On the undercard of tonight’s Oscar De La Hoya-Javier Castillejo super-welterweight title fight at the MGM Grand Garden Arena will be an International Boxing Federation junior-featherweight title match between the champion, Lehlohonolo Ledwaba (33-1-1, 22 knockouts) of South Africa and Manny Pacquiao (32-2, 23) of the Philippines, a former World Boxing Council flyweight champion. Ledwaba will be defending his belt for the sixth time.

Also on the card will be a match for the vacant World Boxing Organization junior-featherweight title between Agapito Sanchez (37-7-1, 19) of the Dominican Republic and Jorge Monsalvo (29-1, 24) of Colombia.

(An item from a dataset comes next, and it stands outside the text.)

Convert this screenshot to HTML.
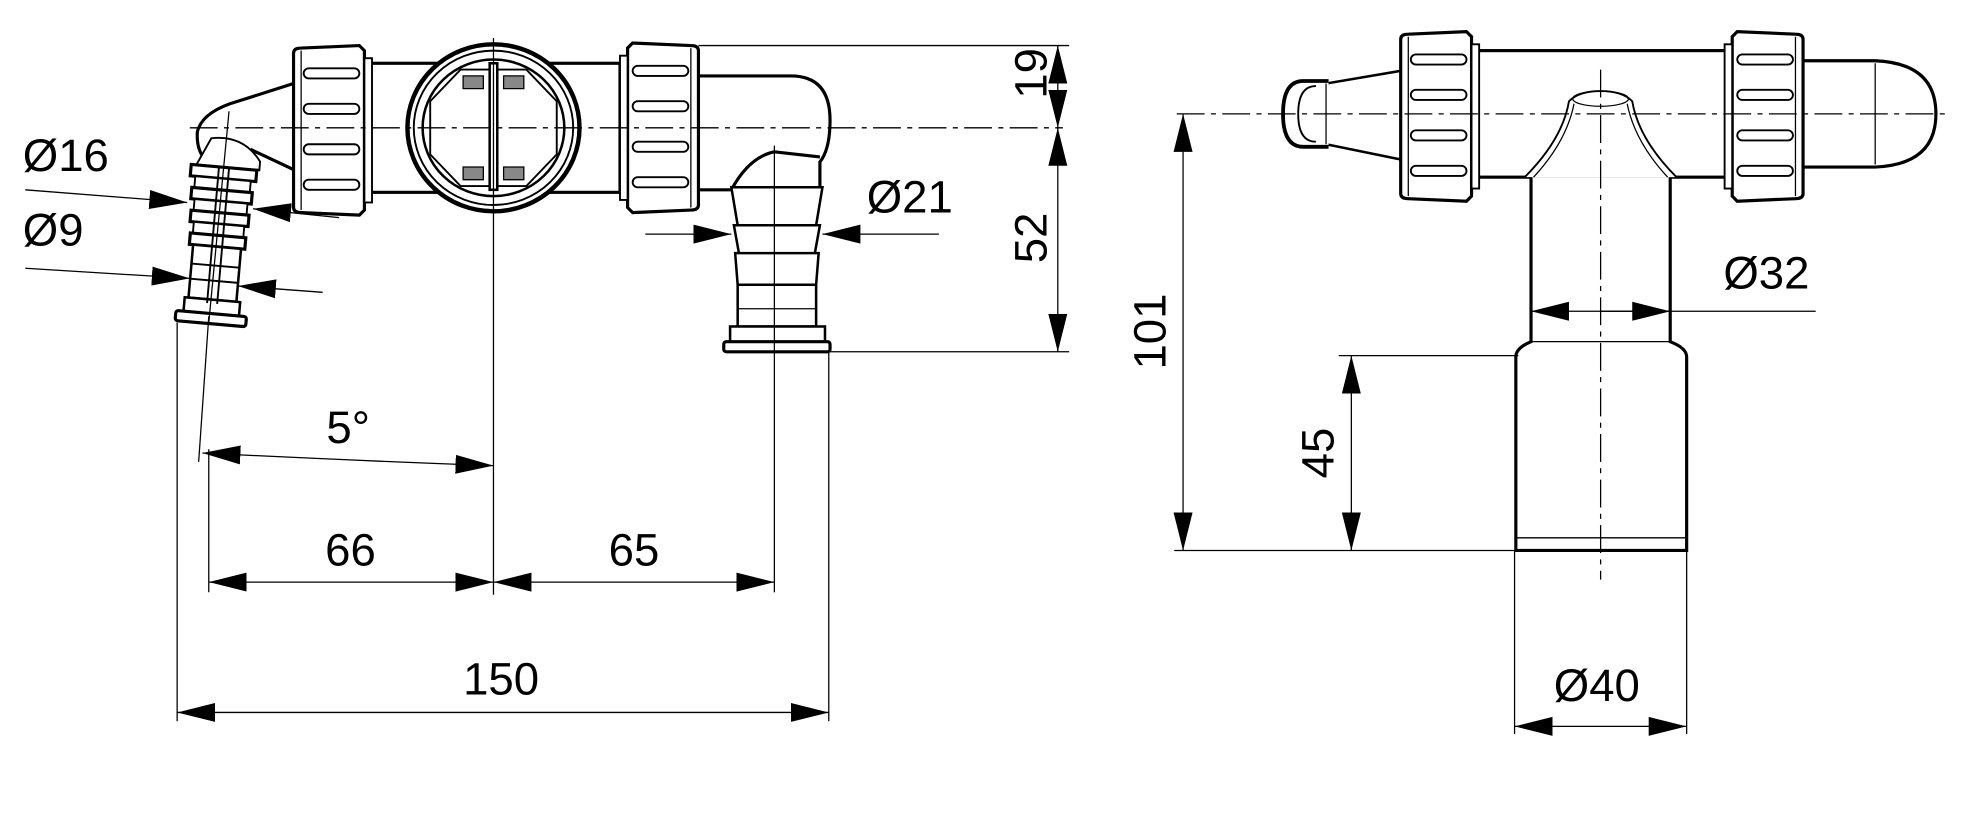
<!DOCTYPE html>
<html><head><meta charset="utf-8"><style>
html,body{margin:0;padding:0;background:#fff;}
svg{display:block;}
text{font-family:"Liberation Sans",sans-serif;fill:#000;}
</style></head><body>
<svg width="1984" height="820" viewBox="0 0 1568 648" preserveAspectRatio="none" xmlns="http://www.w3.org/2000/svg">
<defs>
<marker id="ar" markerUnits="userSpaceOnUse" markerWidth="30" markerHeight="16" refX="28" refY="7" orient="auto-start-reverse" viewBox="0 0 28 14">
<path d="M0,0 L28,7 L0,14 Z" fill="#000"/></marker>
<g id="nut" fill="#fff" stroke="#000">
<path d="M4,4 Q4,0 10,0 L56,-2 L60,2 L60,128 L56,132 L10,130 Q4,130 4,126 Z" stroke-width="2.5"/>
<line x1="10" y1="2" x2="10" y2="128" stroke-width="1"/>
<rect x="60" y="8" width="6" height="114" stroke-width="1.5"/>
<rect x="12" y="16" width="44" height="8" rx="4" stroke-width="1.5"/>
<rect x="12" y="44" width="44" height="8" rx="4" stroke-width="1.5"/>
<rect x="12" y="76" width="44" height="8" rx="4" stroke-width="1.5"/>
<rect x="12" y="104" width="44" height="8" rx="4" stroke-width="1.5"/>
</g>
</defs>
<g fill="none" stroke="#000">
<rect x="290" y="50" width="200" height="102" fill="#fff" stroke-width="2.5"/>
<path d="M552,60 L625,60 Q656,60 656,95 Q656,118 648,128 L648,148 M552,150 L578,150 Q592,124 612,120 L648,124" stroke-width="2.5" fill="#fff"/>
<path d="M578,148 L650,148 L645,178 L583,178 Z M580,178 L648,178 L644,200 L584,200 Z M581,200 L647,200 L645,225 L583,225 Z M583,225 L645,225 L645,258 L583,258 Z" fill="#fff" stroke-width="2"/>
<line x1="583" y1="244" x2="645" y2="244" stroke-width="1"/>
<rect x="577" y="258" width="75" height="13" fill="#fff" stroke-width="2"/>
<rect x="572" y="270" width="84" height="8" rx="2" fill="#fff" stroke-width="2.5"/>
<path d="M232,66 L188,80 Q160,88 156,104 Q155,118 162,126 M232,134 L198,118" stroke-width="2.5" fill="#fff"/>
<g transform="rotate(5 172 190)">
<path d="M160,110 Q185,105 200,125 L200,132 L150,132 Z" fill="#fff" stroke-width="1.5"/>
<rect x="146" y="132" width="52" height="9" fill="#fff" stroke-width="2.5"/>
<rect x="150" y="141" width="44" height="9" fill="#fff" stroke-width="1.5"/>
<rect x="148" y="150" width="48" height="9" fill="#fff" stroke-width="2.5"/>
<rect x="151" y="159" width="42" height="9" fill="#fff" stroke-width="1.5"/>
<rect x="149" y="168" width="46" height="9" fill="#fff" stroke-width="2.5"/>
<rect x="152" y="177" width="40" height="9" fill="#fff" stroke-width="1.5"/>
<rect x="150" y="186" width="44" height="9" fill="#fff" stroke-width="2.5"/>
<rect x="153" y="195" width="38" height="42" fill="#fff" stroke-width="2"/>
<line x1="153" y1="210" x2="191" y2="210" stroke-width="1.5"/>
<line x1="153" y1="222" x2="191" y2="222" stroke-width="1.5"/>
<rect x="150" y="237" width="44" height="11" fill="#fff" stroke-width="2"/>
<rect x="144" y="248" width="56" height="8" rx="2" fill="#fff" stroke-width="2.5"/>
<line x1="168" y1="132" x2="168" y2="240" stroke-width="1.5"/>
<line x1="176" y1="132" x2="176" y2="240" stroke-width="1.5"/>
</g>
<use href="#nut" x="228" y="38"/>
<use href="#nut" transform="translate(556,36) scale(-1,1)"/>
<ellipse cx="390" cy="101" rx="68" ry="66" fill="#fff" stroke-width="3.5"/>
<ellipse cx="390" cy="101" rx="63" ry="61" stroke-width="1.5"/>
<ellipse cx="390" cy="101" rx="56" ry="54" stroke-width="2"/>
<path d="M364,55 L416,55 L440,80 L440,122 L416,147 L364,147 L340,122 L340,80 Z" stroke-width="1.5"/>
<path d="M366,60 L382,60 L382,70 L366,70 Z M398,60 L414,60 L414,70 L398,70 Z M366,132 L382,132 L382,142 L366,142 Z M398,132 L414,132 L414,142 L398,142 Z" fill="#888" stroke-width="1"/>
<rect x="387" y="50" width="6" height="100" fill="#fff" stroke-width="2"/>
<line x1="150" y1="101" x2="840" y2="101" stroke-width="1" stroke-dasharray="22,5,4,5"/>
<line x1="390" y1="30" x2="390" y2="470" stroke-width="1"/>
<line x1="612" y1="115" x2="612" y2="468" stroke-width="1"/>
<line x1="181" y1="88" x2="165" y2="255" stroke-width="1"/>
<line x1="552" y1="36" x2="845" y2="36" stroke-width="1"/>
<line x1="656" y1="278" x2="845" y2="278" stroke-width="1"/>
<line x1="836" y1="36" x2="836" y2="101" stroke-width="1" marker-start="url(#ar)" marker-end="url(#ar)"/>
<line x1="836" y1="101" x2="836" y2="278" stroke-width="1" marker-start="url(#ar)" marker-end="url(#ar)"/>
<line x1="20" y1="150" x2="148" y2="160" stroke-width="1" marker-end="url(#ar)"/>
<line x1="268" y1="172" x2="200" y2="165" stroke-width="1" marker-end="url(#ar)"/>
<line x1="20" y1="212" x2="150" y2="220" stroke-width="1" marker-end="url(#ar)"/>
<line x1="255" y1="231" x2="188" y2="226" stroke-width="1" marker-end="url(#ar)"/>
<line x1="510" y1="185" x2="578" y2="185" stroke-width="1" marker-end="url(#ar)"/>
<line x1="742" y1="185" x2="650" y2="185" stroke-width="1" marker-end="url(#ar)"/>
<line x1="140" y1="255" x2="140" y2="570" stroke-width="1"/>
<line x1="165" y1="250" x2="157" y2="365" stroke-width="1"/>
<line x1="165" y1="355" x2="165" y2="468" stroke-width="1"/>
<line x1="655" y1="278" x2="655" y2="570" stroke-width="1"/>
<path d="M160,358 Q280,364 390,368" stroke-width="1" marker-start="url(#ar)" marker-end="url(#ar)"/>
<line x1="165" y1="460" x2="390" y2="460" stroke-width="1" marker-start="url(#ar)" marker-end="url(#ar)"/>
<line x1="390" y1="460" x2="612" y2="460" stroke-width="1" marker-start="url(#ar)" marker-end="url(#ar)"/>
<line x1="140" y1="563" x2="655" y2="563" stroke-width="1" marker-start="url(#ar)" marker-end="url(#ar)"/>

<rect x="1165" y="40" width="200" height="100" fill="#fff" stroke-width="2.5"/>
<path d="M1107,56 L1048,66 L1048,114 L1107,126" fill="#fff" stroke-width="2"/>
<path d="M1050,64 L1030,64 Q1014,64 1014,90 Q1014,116 1030,116 L1050,116" fill="#fff" stroke-width="3"/>
<path d="M1040,68 Q1026,68 1026,90 Q1026,112 1040,112" stroke-width="1.5"/>
<line x1="1048" y1="66" x2="1048" y2="114" stroke-width="1"/>
<path d="M1425,48 L1482,48 Q1530,50 1530,90 Q1530,130 1482,132 L1425,132" fill="#fff" stroke-width="2.5"/>
<line x1="1482" y1="50" x2="1482" y2="130" stroke-width="1"/>
<path d="M1210,140 L1210,270 Q1198,275 1198,282 L1198,435 L1333,435 L1333,282 Q1333,275 1320,270 L1320,140" fill="#fff" stroke-width="2.5"/>
<line x1="1210" y1="270" x2="1320" y2="270" stroke-width="1"/>
<line x1="1198" y1="425" x2="1333" y2="425" stroke-width="1"/>
<path d="M1205,140 Q1235,110 1240,80 Q1248,72 1265,72 Q1282,72 1290,80 Q1295,110 1325,140" fill="#fff" stroke-width="1.5"/>
<path d="M1212,140 Q1238,112 1244,82 M1286,82 Q1292,112 1318,140" stroke-width="1"/>
<ellipse cx="1265" cy="78" rx="22" ry="6" stroke-width="1"/>
<use href="#nut" x="1103" y="27"/>
<use href="#nut" transform="translate(1429,27) scale(-1,1)"/>
<line x1="930" y1="90" x2="1540" y2="90" stroke-width="1" stroke-dasharray="22,5,4,5"/>
<line x1="1265" y1="55" x2="1265" y2="458" stroke-width="1" stroke-dasharray="22,5,4,5"/>
<line x1="1210" y1="246" x2="1435" y2="246" stroke-width="1" marker-start="url(#ar)"/>
<path d="M1265,246 L1320,246" stroke-width="1" marker-end="url(#ar)"/>
<line x1="1058" y1="281" x2="1200" y2="281" stroke-width="1"/>
<line x1="928" y1="435" x2="1200" y2="435" stroke-width="1"/>
<line x1="935" y1="90" x2="935" y2="435" stroke-width="1" marker-start="url(#ar)" marker-end="url(#ar)"/>
<line x1="1068" y1="281" x2="1068" y2="435" stroke-width="1" marker-start="url(#ar)" marker-end="url(#ar)"/>
<line x1="1197" y1="435" x2="1197" y2="580" stroke-width="1"/>
<line x1="1333" y1="435" x2="1333" y2="580" stroke-width="1"/>
<line x1="1197" y1="574" x2="1333" y2="574" stroke-width="1" marker-start="url(#ar)" marker-end="url(#ar)"/>
</g>
<g font-size="36">
<text x="18" y="135">Ø16</text>
<text x="18" y="194">Ø9</text>
<text x="685" y="168">Ø21</text>
<text x="258" y="350">5°</text>
<text x="257" y="447">66</text>
<text x="481" y="447">65</text>
<text x="366" y="549">150</text>
<text transform="translate(827,58) rotate(-90)" text-anchor="middle">19</text>
<text transform="translate(827,188) rotate(-90)" text-anchor="middle">52</text>
<text x="1362" y="228">Ø32</text>
<text transform="translate(921,262) rotate(-90)" text-anchor="middle">101</text>
<text transform="translate(1054,358) rotate(-90)" text-anchor="middle">45</text>
<text x="1228" y="554">Ø40</text>
</g>
</svg>
</body></html>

Fighting in the preliminary matches will be 2000 Olympians Jose Navarro, a bantamweight, Jermain Taylor, a middleweight, and Michael Bennett, a heavyweight.

Quick Jabs

Also tonight, Kostya Tszyu (26-1-1, 22) of Australia will defend his WBC/World Boxing Assn. super-lightweight championship against Oktay Urkal (28-0, 9) of Turkey, and Zab Judah (26-0, 20 with one no-contest) will put his IBF junior-welterweight championship on the line against Allan Vester (18-0-1, 3) of Denmark in Uncasville, Conn., on a card to be shown delayed on Showtime at 10 p.m. In a preliminary match, Francisco “Panchito” Bojado (5-0, 5), the 18-year-old sensation from East Los Angeles who represented Mexico in the 2000 Olympics, will face Glenn Forde (9-5-2, 4) of Guyana in a six-round match. . . . Lightweights Ernie Zavala (11-1, 3) and Rolando Reyes (7-2-1, 4) will square off in Thursday night’s main event at the Irvine Marriott.